The first thing you need to do, if you haven't already, is either sign up with an online music writing application or download some music writing software on your notebook PC, connect it with a printer, settle upon a key signature and time signature (let's say, 3/4) for your piece, and enter your theme into a blank score.
Your theme does not have to be carried in the soprano voice the entire time, or even be introduced there.
You might, for example, start the 1st phrase of the theme as a single voice in the tenor, then a couple of beats later add a free bass voice, then a few beats later switch the theme to the soprano, then a couple of beats later add a free alto voice to build gradually by the 4th measure into a 4-part harmony.

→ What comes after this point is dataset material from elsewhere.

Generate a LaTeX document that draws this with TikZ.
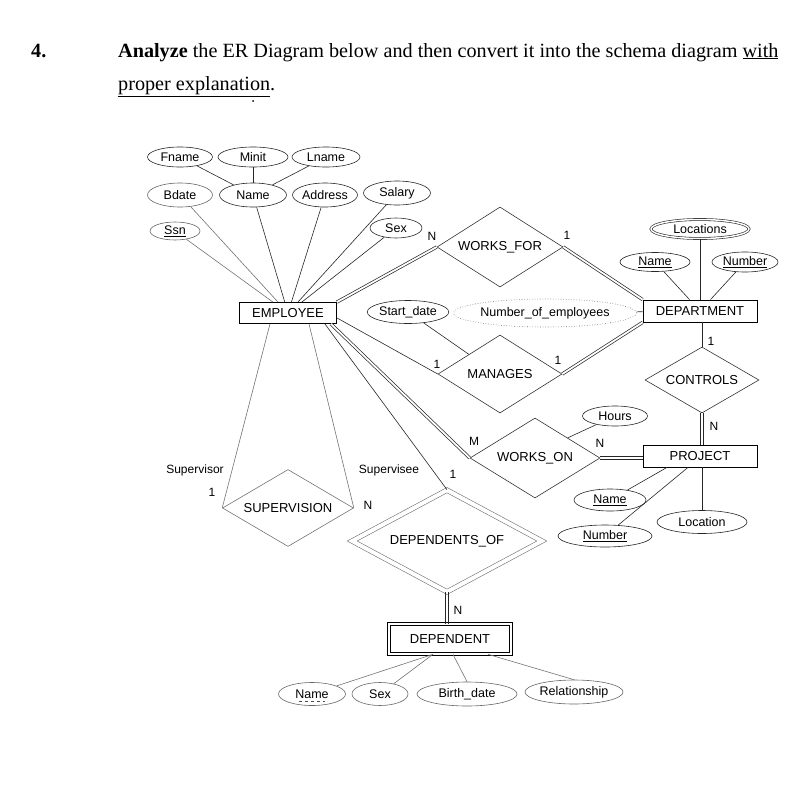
\documentclass[tikz,border=0pt]{standalone}
\usepackage{fontspec}
\setmainfont{Liberation Serif}
\setsansfont{Liberation Sans}
\usetikzlibrary{shapes.geometric,calc}
\tikzset{
  attr/.style={ellipse, draw=black!85, line width=0.6pt, inner sep=0pt, font=\sffamily\fontsize{12.5}{13}\selectfont},
  ent/.style={rectangle, draw, line width=0.8pt, inner sep=0pt, font=\sffamily\fontsize{13}{14}\selectfont},
  rel/.style={diamond, draw=black!80, line width=0.6pt, inner sep=0pt, aspect=1.6, font=\sffamily\fontsize{13}{14}\selectfont},
  conn/.style={draw=black!85, line width=0.6pt},
  faint/.style={draw=black!55, line width=0.6pt},
  dconn/.style={draw=black!85, line width=0.7pt, double, double distance=1.8pt},
  card/.style={font=\sffamily\fontsize{12}{13}\selectfont, inner sep=0pt},
  rolelab/.style={font=\sffamily\fontsize{12}{13}\selectfont, inner sep=0pt},
}
\begin{document}
\begin{tikzpicture}[x=1pt,y=-1pt]
\path[use as bounding box] (0,0) rectangle (793,790);

% header
\node[anchor=base west, inner sep=0pt, font=\fontsize{20.2}{23}\selectfont\bfseries] (num) at (31,57) {4.};
\node[anchor=base west, inner sep=0pt, font=\fontsize{20.2}{23}\selectfont] (line1) at (118,57)
  {\textbf{Analyze} the ER Diagram below and then convert it into the schema diagram \underline{with}};
\node[anchor=base west, inner sep=0pt, font=\fontsize{20.2}{23}\selectfont] (line2) at (118,90)
  {\underline{proper explanation}.};
\fill (253,101) circle (1);

% entities
\node[ent, minimum width=97, minimum height=21] (emp) at (288,313) {EMPLOYEE};
\node[ent, minimum width=114, minimum height=22] (dept) at (700,311) {DEPARTMENT};
\node[ent, minimum width=114, minimum height=22] (proj) at (700,456) {PROJECT};
\node[ent, double, double distance=2.5pt, line width=0.6pt, minimum width=122, minimum height=30] (dep) at (450,639) {DEPENDENT};

% relationships
\node[rel, minimum width=126, minimum height=80] (wf) at (500,247) {WORKS\_FOR};
\node[rel, minimum width=124, minimum height=78] (mg) at (500,374) {MANAGES};
\node[rel, minimum width=114, minimum height=66] (ct) at (702,380) {CONTROLS};
\node[rel, minimum width=130, minimum height=80] (wo) at (535,458) {WORKS\_ON};
\node[rel, draw=black!55, minimum width=131, minimum height=77] (sv) at (288,508) {SUPERVISION};
\node[rel, draw=black!55, double, double distance=4pt, minimum width=190, minimum height=102] (do) at (447,541) {DEPENDENTS\_OF};

% employee attributes
\node[attr, minimum width=65, minimum height=20] (fname) at (180,157) {Fname};
\node[attr, minimum width=70, minimum height=20] (minit) at (253,157) {Minit};
\node[attr, minimum width=68, minimum height=20] (lname) at (326,157) {Lname};
\node[attr, draw=black!60, minimum width=65, minimum height=24] (bdate) at (180,195) {Bdate};
\node[attr, minimum width=67, minimum height=24] (ename) at (253,195) {Name};
\node[attr, minimum width=65, minimum height=24] (addr) at (325,195) {Address};
\node[attr, minimum width=67, minimum height=24] (salary) at (397,193) {Salary};
\node[attr, draw=black!60, minimum width=50, minimum height=18] (ssn) at (175,231) {\underline{Ssn}};
\node[attr, minimum width=52, minimum height=20] (esex) at (396,228) {Sex};

% department attributes
\node[attr, double, double distance=1.5pt, minimum width=98, minimum height=19] (locs) at (700,229) {Locations};
\node[attr, minimum width=70, minimum height=19] (dname) at (655,262) {\underline{Name}};
\node[attr, minimum width=66, minimum height=20] (dnum) at (745,262) {\underline{Number}};
\node[attr, dotted, draw=black!60, minimum width=155, minimum height=28] (noe) at (545,313) {Number\_of\_employees};

% relationship attributes
\node[attr, minimum width=67, minimum height=23] (sdate) at (408,312) {Start\_date};
\node[attr, minimum width=65, minimum height=20] (hours) at (615,416) {Hours};

% project attributes
\node[attr, minimum width=72, minimum height=22] (pname) at (610,500) {\underline{Name}};
\node[attr, minimum width=94, minimum height=22] (pnum) at (605,536) {\underline{Number}};
\node[attr, minimum width=90, minimum height=23] (ploc) at (702,522) {Location};

% dependent attributes
\node[attr, draw=black!60, minimum width=67, minimum height=23] (dpname) at (312,694) {Name};
\draw[black!70, dashed, line width=0.5pt] ($(dpname.center)+(-13,7)$) -- ($(dpname.center)+(13,7)$);
\node[attr, draw=black!60, minimum width=56, minimum height=23] (dpsex) at (380,694) {Sex};
\node[attr, draw=black!60, minimum width=100, minimum height=24] (dpbirth) at (467,694) {Birth\_date};
\node[attr, draw=black!60, minimum width=98, minimum height=24] (dprel) at (574,692) {Relationship};

% attribute connectors
\draw[conn] (fname) -- (ename);
\draw[conn] (minit) -- (ename);
\draw[conn] (lname) -- (ename);
\draw[faint] (bdate) -- (emp);
\draw[faint] (ssn) -- (emp);
\draw[conn] (ename) -- (emp);
\draw[conn] (addr) -- (emp);
\draw[conn] (salary) -- (emp);
\draw[conn] (esex) -- (emp);

\draw[conn] (locs.south) -- (locs.south |- dept.north);
\draw[conn] (dname) -- (dept);
\draw[conn] (dnum) -- (dept);
\draw[conn] (noe) -- (dept);
\draw[conn] (sdate) -- (mg.north west);
\draw[conn] (wo.north east) -- (hours);
\draw[conn] (pname) -- ($(proj.south)+(-33,0)$);
\draw[conn] (pnum) -- ($(proj.south)+(-12,0)$);
\draw[conn] (ploc.north) -- (ploc.north |- proj.south);

\draw[faint] (dpname) -- ($(dep.south)+(-17,0)$);
\draw[faint] (dpsex) -- ($(dep.south)+(-17,0)$);
\draw[faint] (dpbirth.north) -- ($(dep.south)+(3,0)$);
\draw[faint] (dprel.north) -- ($(dep.south)+(38,0)$);

% relationship connectors
\draw[dconn] (emp.north east) -- (wf.west);
\draw[dconn] (wf.east) -- (dept.north west);
\draw[conn] ($(emp.south east)+(0,-6)$) -- (mg.west);
\draw[dconn] (mg.east) -- (dept.south west);
\draw[conn] (dept.south -| ct.north) -- (ct.north);
% CONTROLS -> PROJECT (double, total participation)
\draw[conn, transform canvas={xshift=1.4pt}] (ct.south) -- (ct.south |- proj.north);
\draw[conn, transform canvas={xshift=-1.4pt}] (ct.south) -- (ct.south |- proj.north);
\draw[dconn] ($(emp.south east)+(-6,0)$) -- (wo.west);
% WORKS_ON -> PROJECT (double)
\draw[conn, transform canvas={yshift=1.4pt}] (wo.east) -- (wo.east -| proj.west);
\draw[conn, transform canvas={yshift=-1.4pt}] (wo.east) -- (wo.east -| proj.west);
\draw[faint] ($(emp.south)+(-18,0)$) -- (sv.west);
\draw[faint] ($(emp.south)+(21,0)$) -- (sv.east);
\draw[conn] ($(emp.south east)+(-12,0)$) -- (do.north);
% DEPENDENTS_OF -> DEPENDENT (double)
\draw[conn, transform canvas={xshift=1.4pt}] (do.south) -- (do.south |- dep.north);
\draw[conn, transform canvas={xshift=-1.4pt}] (do.south) -- (do.south |- dep.north);

% cardinality and role labels
\node[card] (cwf1) at (432,236) {N};
\node[card] (cwf2) at (567,235) {1};
\node[card] (cmg1) at (437,364) {1};
\node[card] (cmg2) at (558,360) {1};
\node[card] (cct1) at (711,341) {1};
\node[card] (cct2) at (714,426) {N};
\node[card] (cwo1) at (474,441) {M};
\node[card] (cwo2) at (600,443) {N};
\node[card] (cdo1) at (453,474) {1};
\node[card] (cdo2) at (458,610) {N};
\node[rolelab] (rsup) at (195,470) {Supervisor};
\node[rolelab] (rsup1) at (212,492) {1};
\node[rolelab] (rsee) at (389,470) {Supervisee};
\node[rolelab] (rsee1) at (368,505) {N};
\end{tikzpicture}
\end{document}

The next step, presuming you want the theme to continue in the top line, would be to invent a bass line for it, then fill in the 2 inner voices, harmonizing it diatonically.
Next you can do some bold things here, if you want to.
For example, if the top (soprano) line is carrying a hymn-like theme and you want to bring this out, the writing is instrumental only (not to be sung), and it's written in "keyboard style" without observing voice ranges, where everything in the harmony supports the top line, you can certainly extend the upper range of the top 3 lines above the bass by a few semitones.
If a passage in 4 parts is polyphonic, where all the voices have equal rights, you wouldn't want to do that, of course, but in non-choral "keyboard style" passages on 2 staves where the top line reigns supreme you'll want to do everything you can to bring out that top line using all the keys of the keyboard in front of you.
You now have your first (A) section, i.e. the exposition of the theme, completed.
You can now decide on the form you want your piece to take, which could be done in a number of ways.
Let's say, you're wanting it to be under 3 minutes in length with a reentry of the theme in the tonic key at the end, only harmonized chromatically that time.
You might then consider working your piece in ternary (ABA) form with perhaps a transitional canonic or fugato passage connecting the B section with the final A section.
You might consider modulating to the relative key for the B section and do something unexpected with your theme there, like presenting it in inverse movement and dividing it between the outer voices.
For the transitional passage, you might consider moving to the dominant key by means of a chromatic inflection and do more unexpected things, like presenting the first half of the theme as a 2 voice canon between the outer voices, adding 2 more free voices to preserve the 4 voice texture, then modulate to the subdominant key and develop a fugato passage, building it upon only the first few notes of the theme.
This transitional passage might then modulate back to the relative of the tonic key and move to the dominant chord over a dominant pedal point, which lends a sense of anticipation and additional interest.
You're now ready to create the reentry of the theme (the final A section) and the coda, if any, which completes the piece.
This reentry and coda could take a few unexpected and interesting turns, such as shifting notes in the melody to a different octave, chromatically altering notes in the accompaniment, maybe employing chromatic planing of 7th chords, reiterated bass figures. or suspensions.
Something spicy at the end can also be tried, like lingering on a penultimate (2nd to last) dissonant chord before resolving to the tonic chord.
This penultimate chord can be something unexpected, like the tonic chord with a flatted 5th AND a raised 5th, both resolving on the 5th scale degree at the same moment.
A stream of chords moving in parallel motion is commonly known as "planing;" chromatic planing using dominant 7th chords, where the stream of chords rises by half steps, is particularly effective if it can be used to harmonize certain diatonic melodies.
The above elements are all known to work and describes how Recessional in D Major Op. 2 was put together, starting from nothing more than a single, thematic idea.
Even better things can come from your own inspiration and imagination.
They all start with that single idea of yours.